- [Goal of the exercise] Render the material again word for word, skipping the pictures in it.

++++++++++

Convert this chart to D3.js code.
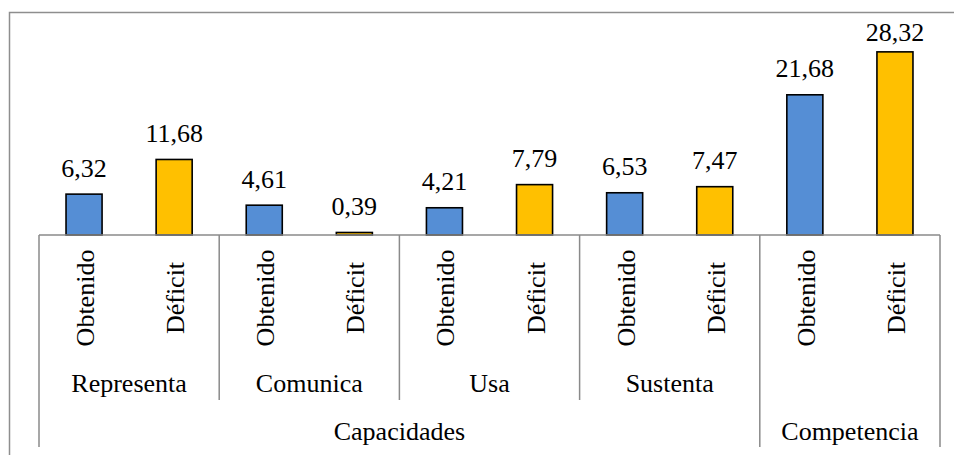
<!DOCTYPE html>
<html>
<head>
<meta charset="utf-8">
<script src="https://cdn.jsdelivr.net/npm/d3@7"></script>
<style>
  @font-face { font-family: "ChartSerif"; src: local("Liberation Serif"), local("LiberationSerif"), local("Tinos"), local("Times New Roman"); }
  body { margin: 0; background: #fff; }
</style>
</head>
<body>
<script>
// data
var groups = ["Representa", "Comunica", "Usa", "Sustenta", "Competencia"];
var groupLabels = ["Representa", "Comunica", "Usa", "Sustenta", ""];
var seriesNames = ["Obtenido", "Déficit"];
var obtenido = [6.32, 4.61, 4.21, 6.53, 21.68];
var deficit = [11.68, 0.39, 7.79, 7.47, 28.32];
var topLabels = ["Capacidades", "Competencia"];
var topSpans = [4, 1];
var colors = ["#558ed5", "#ffc000"];

var width = 954, height = 455;
var margin = { top: 41, left: 39, right: 14 };
var baseY = 235;
var fontList = "'Liberation Serif', Tinos, 'Times New Roman', Times, ChartSerif, serif";

var rows = [];
groups.forEach(function(g, i) {
	rows.push({ key: g + "|0", group: i, s: 0, value: obtenido[i] });
	rows.push({ key: g + "|1", group: i, s: 1, value: deficit[i] });
});

var svg = d3.select("body").append("svg")
		.attr("width", width)
		.attr("height", height)
		.attr("font-family", "Liberation Serif");

// outer chart border
svg.append("rect")
	.attr("x", 9.5).attr("y", 12.5)
	.attr("width", width + 10).attr("height", height + 10)
	.attr("fill", "none")
	.attr("stroke", "#8e8e8e")
	.attr("stroke-width", 1.5);

var x = d3.scaleBand()
		.domain(rows.map(function(d) { return d.key; }))
		.range([margin.left, width - margin.right])
		.paddingInner(0.6)
		.paddingOuter(0.3);

var y = d3.scaleLinear()
		.domain([0, 30])
		.range([baseY, margin.top]);

var step = x.step();
var groupX = function(i) { return margin.left + i * 2 * step; };

var locale = d3.formatLocale({ decimal: ",", thousands: ".", grouping: [3], currency: ["", ""] });
var fmt = locale.format(".2f");

function label(sel) {
	sel.attr("font-size", 26)
		.attr("font-family", "Liberation Serif")
		.style("font-family", fontList);
}

svg.selectAll("rect.bar")
	.data(rows)
	.enter()
	.append("rect")
	.attr("class", "bar")
	.attr("x", function(d) { return x(d.key); })
	.attr("y", function(d) { return y(d.value); })
	.attr("width", x.bandwidth())
	.attr("height", function(d) { return baseY - y(d.value); })
	.attr("fill", function(d) { return colors[d.s]; })
	.attr("stroke", "#000")
	.attr("stroke-width", 1.6);

svg.selectAll("text.val")
	.data(rows)
	.enter()
	.append("text")
	.attr("class", "val")
	.attr("x", function(d) { return x(d.key) + x.bandwidth() / 2; })
	.attr("y", function(d) { return Math.max(y(d.value) - 17.5, 41); })
	.attr("text-anchor", "middle")
	.call(label)
	.text(function(d) { return fmt(d.value); });

// axis line
var axisColor = "#8a8a8a";
svg.append("line")
	.attr("x1", margin.left).attr("x2", width - margin.right)
	.attr("y1", baseY).attr("y2", baseY)
	.attr("stroke", axisColor).attr("stroke-width", 1.5);

// category labels, rotated
svg.selectAll("text.cat")
	.data(rows)
	.enter()
	.append("text")
	.attr("class", "cat")
	.attr("transform", function(d) {
		return "translate(" + (x(d.key) + x.bandwidth() / 2 + 10) + "," + 298 + ") rotate(-90)";
	})
	.attr("text-anchor", "middle")
	.call(label)
	.text(function(d) { return seriesNames[d.s]; });

// group separators
var nGroups = groups.length;
var outer = [0];
var acc = 0;
topSpans.forEach(function(s) { acc += s; outer.push(acc); });
d3.range(nGroups + 1).forEach(function(i) {
	var isOuter = outer.indexOf(i) >= 0;
	svg.append("line")
		.attr("x1", groupX(i)).attr("x2", groupX(i))
		.attr("y1", baseY).attr("y2", isOuter ? 447 : 400)
		.attr("stroke", axisColor).attr("stroke-width", 1.5);
});

svg.selectAll("text.grp")
	.data(groupLabels)
	.enter()
	.append("text")
	.attr("class", "grp")
	.attr("x", function(d, i) { return groupX(i) + step; })
	.attr("y", 392)
	.attr("text-anchor", "middle")
	.call(label)
	.text(function(d) { return d; });

svg.selectAll("text.top")
	.data(topLabels)
	.enter()
	.append("text")
	.attr("class", "top")
	.attr("x", function(d, i) { return (groupX(outer[i]) + groupX(outer[i + 1])) / 2; })
	.attr("y", 440)
	.attr("text-anchor", "middle")
	.call(label)
	.text(function(d) { return d; });
</script>
</body>
</html>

++++++++++

- [Problem solution]
Convert this chart to D3.js code.
<!DOCTYPE html>
<html>
<head>
<meta charset="utf-8">
<script src="https://cdn.jsdelivr.net/npm/d3@7"></script>
<style>
  @font-face { font-family: "ChartSerif"; src: local("Liberation Serif"), local("LiberationSerif"), local("Tinos"), local("Times New Roman"); }
  body { margin: 0; background: #fff; }
</style>
</head>
<body>
<script>
// data
var groups = ["Representa", "Comunica", "Usa", "Sustenta", "Competencia"];
var groupLabels = ["Representa", "Comunica", "Usa", "Sustenta", ""];
var seriesNames = ["Obtenido", "Déficit"];
var obtenido = [6.32, 4.61, 4.21, 6.53, 21.68];
var deficit = [11.68, 0.39, 7.79, 7.47, 28.32];
var topLabels = ["Capacidades", "Competencia"];
var topSpans = [4, 1];
var colors = ["#558ed5", "#ffc000"];

var width = 954, height = 455;
var margin = { top: 41, left: 39, right: 14 };
var baseY = 235;
var fontList = "'Liberation Serif', Tinos, 'Times New Roman', Times, ChartSerif, serif";

var rows = [];
groups.forEach(function(g, i) {
	rows.push({ key: g + "|0", group: i, s: 0, value: obtenido[i] });
	rows.push({ key: g + "|1", group: i, s: 1, value: deficit[i] });
});

var svg = d3.select("body").append("svg")
		.attr("width", width)
		.attr("height", height)
		.attr("font-family", "Liberation Serif");

// outer chart border
svg.append("rect")
	.attr("x", 9.5).attr("y", 12.5)
	.attr("width", width + 10).attr("height", height + 10)
	.attr("fill", "none")
	.attr("stroke", "#8e8e8e")
	.attr("stroke-width", 1.5);

var x = d3.scaleBand()
		.domain(rows.map(function(d) { return d.key; }))
		.range([margin.left, width - margin.right])
		.paddingInner(0.6)
		.paddingOuter(0.3);

var y = d3.scaleLinear()
		.domain([0, 30])
		.range([baseY, margin.top]);

var step = x.step();
var groupX = function(i) { return margin.left + i * 2 * step; };

var locale = d3.formatLocale({ decimal: ",", thousands: ".", grouping: [3], currency: ["", ""] });
var fmt = locale.format(".2f");

function label(sel) {
	sel.attr("font-size", 26)
		.attr("font-family", "Liberation Serif")
		.style("font-family", fontList);
}

svg.selectAll("rect.bar")
	.data(rows)
	.enter()
	.append("rect")
	.attr("class", "bar")
	.attr("x", function(d) { return x(d.key); })
	.attr("y", function(d) { return y(d.value); })
	.attr("width", x.bandwidth())
	.attr("height", function(d) { return baseY - y(d.value); })
	.attr("fill", function(d) { return colors[d.s]; })
	.attr("stroke", "#000")
	.attr("stroke-width", 1.6);

svg.selectAll("text.val")
	.data(rows)
	.enter()
	.append("text")
	.attr("class", "val")
	.attr("x", function(d) { return x(d.key) + x.bandwidth() / 2; })
	.attr("y", function(d) { return Math.max(y(d.value) - 17.5, 41); })
	.attr("text-anchor", "middle")
	.call(label)
	.text(function(d) { return fmt(d.value); });

// axis line
var axisColor = "#8a8a8a";
svg.append("line")
	.attr("x1", margin.left).attr("x2", width - margin.right)
	.attr("y1", baseY).attr("y2", baseY)
	.attr("stroke", axisColor).attr("stroke-width", 1.5);

// category labels, rotated
svg.selectAll("text.cat")
	.data(rows)
	.enter()
	.append("text")
	.attr("class", "cat")
	.attr("transform", function(d) {
		return "translate(" + (x(d.key) + x.bandwidth() / 2 + 10) + "," + 298 + ") rotate(-90)";
	})
	.attr("text-anchor", "middle")
	.call(label)
	.text(function(d) { return seriesNames[d.s]; });

// group separators
var nGroups = groups.length;
var outer = [0];
var acc = 0;
topSpans.forEach(function(s) { acc += s; outer.push(acc); });
d3.range(nGroups + 1).forEach(function(i) {
	var isOuter = outer.indexOf(i) >= 0;
	svg.append("line")
		.attr("x1", groupX(i)).attr("x2", groupX(i))
		.attr("y1", baseY).attr("y2", isOuter ? 447 : 400)
		.attr("stroke", axisColor).attr("stroke-width", 1.5);
});

svg.selectAll("text.grp")
	.data(groupLabels)
	.enter()
	.append("text")
	.attr("class", "grp")
	.attr("x", function(d, i) { return groupX(i) + step; })
	.attr("y", 392)
	.attr("text-anchor", "middle")
	.call(label)
	.text(function(d) { return d; });

svg.selectAll("text.top")
	.data(topLabels)
	.enter()
	.append("text")
	.attr("class", "top")
	.attr("x", function(d, i) { return (groupX(outer[i]) + groupX(outer[i + 1])) / 2; })
	.attr("y", 440)
	.attr("text-anchor", "middle")
	.call(label)
	.text(function(d) { return d; });
</script>
</body>
</html>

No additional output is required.